Freitag, 26. September 2008
Heute war vor der Fabrik alles zugeklebt mit kleinen Plakaten. Wie rührend.
Ich würde die Frage mit Ja beantworten.
Aber nur Arme, die hinterm Rücken keine geheimen Zeichen machen.
Montag, 22. September 2008
Die Montagmorgenbesteigung ohne Sauerstoffgerät.
Sonntag, 14. September 2008
for we are ignorant of many things.
(The Log Lady, Twin Peaks.)
Für die meisten Dinge im Leben gibt es - so verspricht uns die Werbung - die Bankkarte der eigenen Wahl, vieles andere aber bleibt eben unbezahlbar. Dieses Stück Holz beispielsweise, das ich heute eigenhändig und den besten Anzug vergessend aus einem Baucontainer in St. Pauli zog.
Als ich routinemäßig in den Wir entsorgen alles - dich, mich und richtigen Dreck - und das auch noch diskret-Behälter spähte, sah ich gleich: dieser rostige Haken, der ebenso rostige Nagel, diese Patina... das gibt es nur ein einziges verdammtes Mal - und zwar hier und jetzt und greifbar nah vor meinen Augen im schönsten Stadtteil der Welt. Glücklicherweise ist St. Pauli ein Viertel, in dem keinen wirklich interessiert, wenn man am hellichten Tag in Stapeln voller Bauschutt wühlt. Mißtrauischer Aufmerksamer wird man eher, wenn ein staubiger Mann mit einem nagelgespickten Stück Holz durch die Straßen zieht. Ich kann es aber niemanden verdenken, sieht dieses Artefakt doch in meinen Händen aus wie eine Waffe. Dabei sollte jedermann auf Anhieb und -stich klar sein, daß es sich um ein extramuseales Kunstwerk bloß handeln kann, wenn eine verschluffte Gestalt mit schwarzer Feuilleton-Hornbrille damit durch die Straßen ueckert.
Schlimmer wäre es nur, handelte es sich um meinen einzigen Freund. In der nachbarschaftlichen Enge des wochenbeendenden U-Bahn-Ersatzverkehrs argwöhnte ich nämlich für kurze bange Minuten, mein mir bereits stark ans Herz gewachsenes Holzstück könnte ehemals die Reviermarkierung eines von Leichtbier und Dönerresten sich ernährenden Straßenköters gewesen sein. Ein Odeur lag in der Luft, dessen leicht urinale Kopfnote mich weniger holzig denn geriatrisch enthemmt anwehte. Doch nach dem Aussteigen stand mein tapferer staubiger Scheit glücklicherweise in sozusagen blütenfrischer Unschuld da - und jeglicher Verdacht muß leider auf meinen angegrauten Sitznachbarn zurückfallen, laut Auszeichnung seines Käppis zudem ein Fan des Hamburger Sportvereins. Ein Fall doppelter Stigmatisierung also, weshalb man pietätvoll schweigen muß.
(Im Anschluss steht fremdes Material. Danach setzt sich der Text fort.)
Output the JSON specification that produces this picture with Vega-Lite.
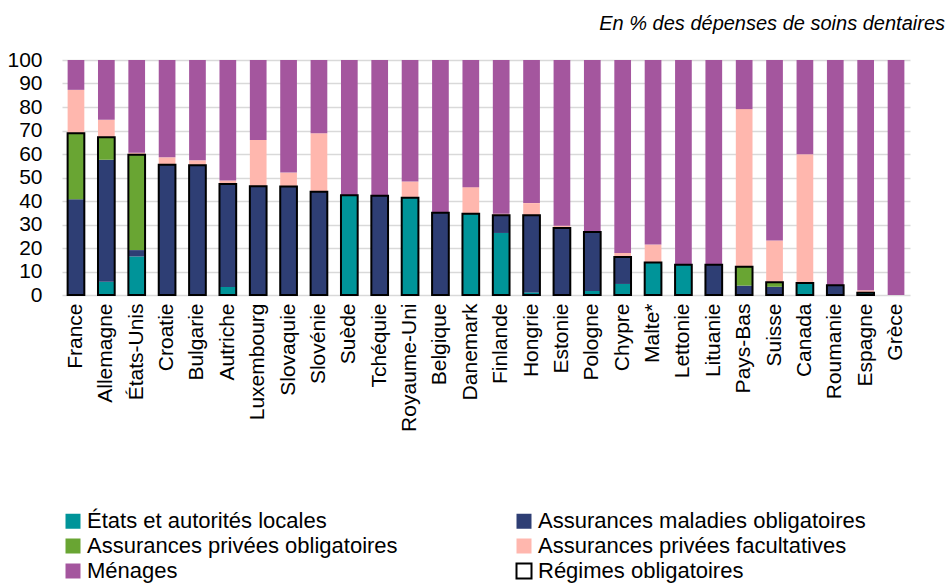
{
  "$schema": "https://vega.github.io/schema/vega-lite/v6.json",
  "autosize": {"type": "none"},
  "width": 848,
  "height": 235,
  "padding": {"left": 62, "top": 60, "right": 39, "bottom": 288},
  "background": "white",
  "config": {
    "font": "Liberation Sans",
    "view": {"stroke": null}
  },
  "title": {
    "text": "En % des dépenses de soins dentaires",
    "anchor": "end",
    "frame": "group",
    "fontStyle": "italic",
    "fontWeight": "normal",
    "fontSize": 20,
    "color": "black",
    "dx": 35,
    "offset": 15
  },
  "datasets": {
    "cats": [
      {"cat": "États et autorités locales", "rank": 1},
      {"cat": "Assurances maladies obligatoires", "rank": 2},
      {"cat": "Assurances privées obligatoires", "rank": 3},
      {"cat": "Assurances privées facultatives", "rank": 4},
      {"cat": "Ménages", "rank": 5}
    ]
  },
  "data": {
    "values": [
      {"country": "France", "cat": "Assurances maladies obligatoires", "value": 40.7},
      {"country": "France", "cat": "Assurances privées obligatoires", "value": 28.1},
      {"country": "France", "cat": "Assurances privées facultatives", "value": 18.5},
      {"country": "France", "cat": "Ménages", "value": 12.7},
      {"country": "Allemagne", "cat": "États et autorités locales", "value": 5.6},
      {"country": "Allemagne", "cat": "Assurances maladies obligatoires", "value": 52.0},
      {"country": "Allemagne", "cat": "Assurances privées obligatoires", "value": 9.5},
      {"country": "Allemagne", "cat": "Assurances privées facultatives", "value": 7.5},
      {"country": "Allemagne", "cat": "Ménages", "value": 25.4},
      {"country": "États-Unis", "cat": "États et autorités locales", "value": 16.4},
      {"country": "États-Unis", "cat": "Assurances maladies obligatoires", "value": 2.7},
      {"country": "États-Unis", "cat": "Assurances privées obligatoires", "value": 40.6},
      {"country": "États-Unis", "cat": "Assurances privées facultatives", "value": 0.8},
      {"country": "États-Unis", "cat": "Ménages", "value": 39.5},
      {"country": "Croatie", "cat": "États et autorités locales", "value": 0.4},
      {"country": "Croatie", "cat": "Assurances maladies obligatoires", "value": 55.0},
      {"country": "Croatie", "cat": "Assurances privées facultatives", "value": 3.2},
      {"country": "Croatie", "cat": "Ménages", "value": 41.4},
      {"country": "Bulgarie", "cat": "Assurances maladies obligatoires", "value": 55.2},
      {"country": "Bulgarie", "cat": "Assurances privées facultatives", "value": 2.1},
      {"country": "Bulgarie", "cat": "Ménages", "value": 42.7},
      {"country": "Autriche", "cat": "États et autorités locales", "value": 3.4},
      {"country": "Autriche", "cat": "Assurances maladies obligatoires", "value": 43.8},
      {"country": "Autriche", "cat": "Assurances privées facultatives", "value": 1.5},
      {"country": "Autriche", "cat": "Ménages", "value": 51.3},
      {"country": "Luxembourg", "cat": "Assurances maladies obligatoires", "value": 46.3},
      {"country": "Luxembourg", "cat": "Assurances privées facultatives", "value": 19.7},
      {"country": "Luxembourg", "cat": "Ménages", "value": 34.0},
      {"country": "Slovaquie", "cat": "États et autorités locales", "value": 0.4},
      {"country": "Slovaquie", "cat": "Assurances maladies obligatoires", "value": 45.8},
      {"country": "Slovaquie", "cat": "Assurances privées facultatives", "value": 5.9},
      {"country": "Slovaquie", "cat": "Ménages", "value": 47.9},
      {"country": "Slovénie", "cat": "Assurances maladies obligatoires", "value": 43.9},
      {"country": "Slovénie", "cat": "Assurances privées facultatives", "value": 24.9},
      {"country": "Slovénie", "cat": "Ménages", "value": 31.2},
      {"country": "Suède", "cat": "États et autorités locales", "value": 42.5},
      {"country": "Suède", "cat": "Ménages", "value": 57.5},
      {"country": "Tchéquie", "cat": "Assurances maladies obligatoires", "value": 42.2},
      {"country": "Tchéquie", "cat": "Ménages", "value": 57.8},
      {"country": "Royaume-Uni", "cat": "États et autorités locales", "value": 41.4},
      {"country": "Royaume-Uni", "cat": "Assurances privées facultatives", "value": 6.9},
      {"country": "Royaume-Uni", "cat": "Ménages", "value": 51.7},
      {"country": "Belgique", "cat": "Assurances maladies obligatoires", "value": 35.0},
      {"country": "Belgique", "cat": "Ménages", "value": 65.0},
      {"country": "Danemark", "cat": "États et autorités locales", "value": 34.6},
      {"country": "Danemark", "cat": "Assurances privées facultatives", "value": 11.3},
      {"country": "Danemark", "cat": "Ménages", "value": 54.1},
      {"country": "Finlande", "cat": "États et autorités locales", "value": 26.4},
      {"country": "Finlande", "cat": "Assurances maladies obligatoires", "value": 7.5},
      {"country": "Finlande", "cat": "Assurances privées facultatives", "value": 0.7},
      {"country": "Finlande", "cat": "Ménages", "value": 65.4},
      {"country": "Hongrie", "cat": "États et autorités locales", "value": 1.1},
      {"country": "Hongrie", "cat": "Assurances maladies obligatoires", "value": 32.8},
      {"country": "Hongrie", "cat": "Assurances privées facultatives", "value": 5.2},
      {"country": "Hongrie", "cat": "Ménages", "value": 60.9},
      {"country": "Estonie", "cat": "Assurances maladies obligatoires", "value": 28.5},
      {"country": "Estonie", "cat": "Assurances privées facultatives", "value": 1.0},
      {"country": "Estonie", "cat": "Ménages", "value": 70.5},
      {"country": "Pologne", "cat": "États et autorités locales", "value": 1.7},
      {"country": "Pologne", "cat": "Assurances maladies obligatoires", "value": 25.1},
      {"country": "Pologne", "cat": "Ménages", "value": 73.2},
      {"country": "Chypre", "cat": "États et autorités locales", "value": 4.7},
      {"country": "Chypre", "cat": "Assurances maladies obligatoires", "value": 11.5},
      {"country": "Chypre", "cat": "Assurances privées facultatives", "value": 1.7},
      {"country": "Chypre", "cat": "Ménages", "value": 82.1},
      {"country": "Malte*", "cat": "États et autorités locales", "value": 13.8},
      {"country": "Malte*", "cat": "Assurances privées facultatives", "value": 7.7},
      {"country": "Malte*", "cat": "Ménages", "value": 78.5},
      {"country": "Lettonie", "cat": "États et autorités locales", "value": 12.9},
      {"country": "Lettonie", "cat": "Ménages", "value": 87.1},
      {"country": "Lituanie", "cat": "Assurances maladies obligatoires", "value": 12.9},
      {"country": "Lituanie", "cat": "Ménages", "value": 87.1},
      {"country": "Pays-Bas", "cat": "États et autorités locales", "value": 0.4},
      {"country": "Pays-Bas", "cat": "Assurances maladies obligatoires", "value": 3.6},
      {"country": "Pays-Bas", "cat": "Assurances privées obligatoires", "value": 8.0},
      {"country": "Pays-Bas", "cat": "Assurances privées facultatives", "value": 67.1},
      {"country": "Pays-Bas", "cat": "Ménages", "value": 20.9},
      {"country": "Suisse", "cat": "États et autorités locales", "value": 0.4},
      {"country": "Suisse", "cat": "Assurances maladies obligatoires", "value": 3.1},
      {"country": "Suisse", "cat": "Assurances privées obligatoires", "value": 1.9},
      {"country": "Suisse", "cat": "Assurances privées facultatives", "value": 17.8},
      {"country": "Suisse", "cat": "Ménages", "value": 76.8},
      {"country": "Canada", "cat": "États et autorités locales", "value": 5.1},
      {"country": "Canada", "cat": "Assurances privées facultatives", "value": 54.8},
      {"country": "Canada", "cat": "Ménages", "value": 40.1},
      {"country": "Roumanie", "cat": "Assurances maladies obligatoires", "value": 4.2},
      {"country": "Roumanie", "cat": "Ménages", "value": 95.8},
      {"country": "Espagne", "cat": "États et autorités locales", "value": 1.0},
      {"country": "Espagne", "cat": "Assurances privées facultatives", "value": 1.0},
      {"country": "Espagne", "cat": "Ménages", "value": 98.0},
      {"country": "Grèce", "cat": "Ménages", "value": 100.0}
    ]
  },
  "encoding": {
    "x": {
      "field": "country",
      "type": "nominal",
      "sort": ["France", "Allemagne", "États-Unis", "Croatie", "Bulgarie", "Autriche", "Luxembourg", "Slovaquie", "Slovénie", "Suède", "Tchéquie", "Royaume-Uni", "Belgique", "Danemark", "Finlande", "Hongrie", "Estonie", "Pologne", "Chypre", "Malte*", "Lettonie", "Lituanie", "Pays-Bas", "Suisse", "Canada", "Roumanie", "Espagne", "Grèce"],
      "scale": {"paddingInner": 0.45, "paddingOuter": 0.185},
      "axis": {
        "title": null,
        "labelAngle": -90,
        "labelAlign": "right",
        "labelBaseline": "middle",
        "labelFontSize": 21,
        "labelColor": "black",
        "labelPadding": 8,
        "labelOverlap": false,
        "ticks": false,
        "domain": false,
        "labelLimit": 300
      }
    },
    "y": {
      "field": "value",
      "type": "quantitative",
      "scale": {"domain": [0, 100], "nice": false},
      "axis": {
        "title": null,
        "values": [0, 10, 20, 30, 40, 50, 60, 70, 80, 90, 100],
        "tickCount": 11,
        "labelFontSize": 21,
        "labelColor": "black",
        "labelPadding": 20,
        "labelOverlap": false,
        "labelFlush": false,
        "labelBound": false,
        "ticks": false,
        "domain": false,
        "grid": true,
        "gridColor": "#D9D9D9",
        "gridWidth": 1.5
      }
    }
  },
  "layer": [
    {
      "transform": [
        {"lookup": "cat", "from": {"data": {"name": "cats"}, "key": "cat", "fields": ["rank"]}}
      ],
      "mark": {"type": "bar"},
      "encoding": {
        "order": {"field": "rank", "type": "quantitative", "sort": "ascending"},
        "color": {
          "field": "cat",
          "type": "nominal",
          "scale": {
            "domain": ["États et autorités locales", "Assurances maladies obligatoires", "Assurances privées obligatoires", "Assurances privées facultatives", "Ménages", "Régimes obligatoires"],
            "range": ["#009499", "#2E3E74", "#69A533", "#FFB7AE", "#A4569E", "#FFFFFF"]
          },
          "legend": {
            "title": null,
            "orient": "none",
            "direction": "horizontal",
            "legendX": 0,
            "legendY": 450,
            "columns": 2,
            "columnPadding": 114,
            "rowPadding": 1,
            "symbolType": "square",
            "symbolSize": 225,
            "labelFontSize": 22,
            "labelColor": "black",
            "labelOffset": 3,
            "labelLimit": 500,
            "encode": {
              "symbols": {
                "update": {
                  "stroke": {"signal": "datum.label == 'Régimes obligatoires' ? 'black' : 'transparent'"},
                  "strokeWidth": {"value": 2}
                }
              }
            }
          }
        }
      }
    },
    {
      "transform": [
        {"filter": "datum.cat == 'États et autorités locales' || datum.cat == 'Assurances maladies obligatoires' || datum.cat == 'Assurances privées obligatoires'"},
        {"aggregate": [{"op": "sum", "field": "value", "as": "value"}], "groupby": ["country"]}
      ],
      "mark": {"type": "bar", "filled": false, "color": "black", "strokeWidth": 2},
      "encoding": {}
    }
  ]
}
Unter den Anwohnern meines von manchen gutgelaunt und mit leichten Schmunzlern onduliert als avantgardistisch bezeichneten Rentnerviertels gab es immerhin großes Hallo. Wenn hier sonst schon nichts passiert, kann man wenigstens diesen auch nicht mehr so richtig jungen Mann beobachten, wie er sich wieder anschickt, arbiträren Schrott in die pastorale Idylle seiner hermetisch abgeschotteten Dachwohnung zu schleppen. Wenigstens das.
>>> Behind all things are reasons.
Dienstag, 9. September 2008
Das waren jetzt ein, zwei Tage, die sich wie Urlaub anfühlten. Sonne war dabei und Wasser auch. Erstaunlich bleibt: Wie lange es immer braucht, bis eine tiefere Entspannung einsetzt. Wie der Schorf, wie schmutzige Erinnerungskrusten von der Haut abfallen, vom Denken. Wie man Schubladen sachter schließt, ihnen unaufgeregte Namen gibt.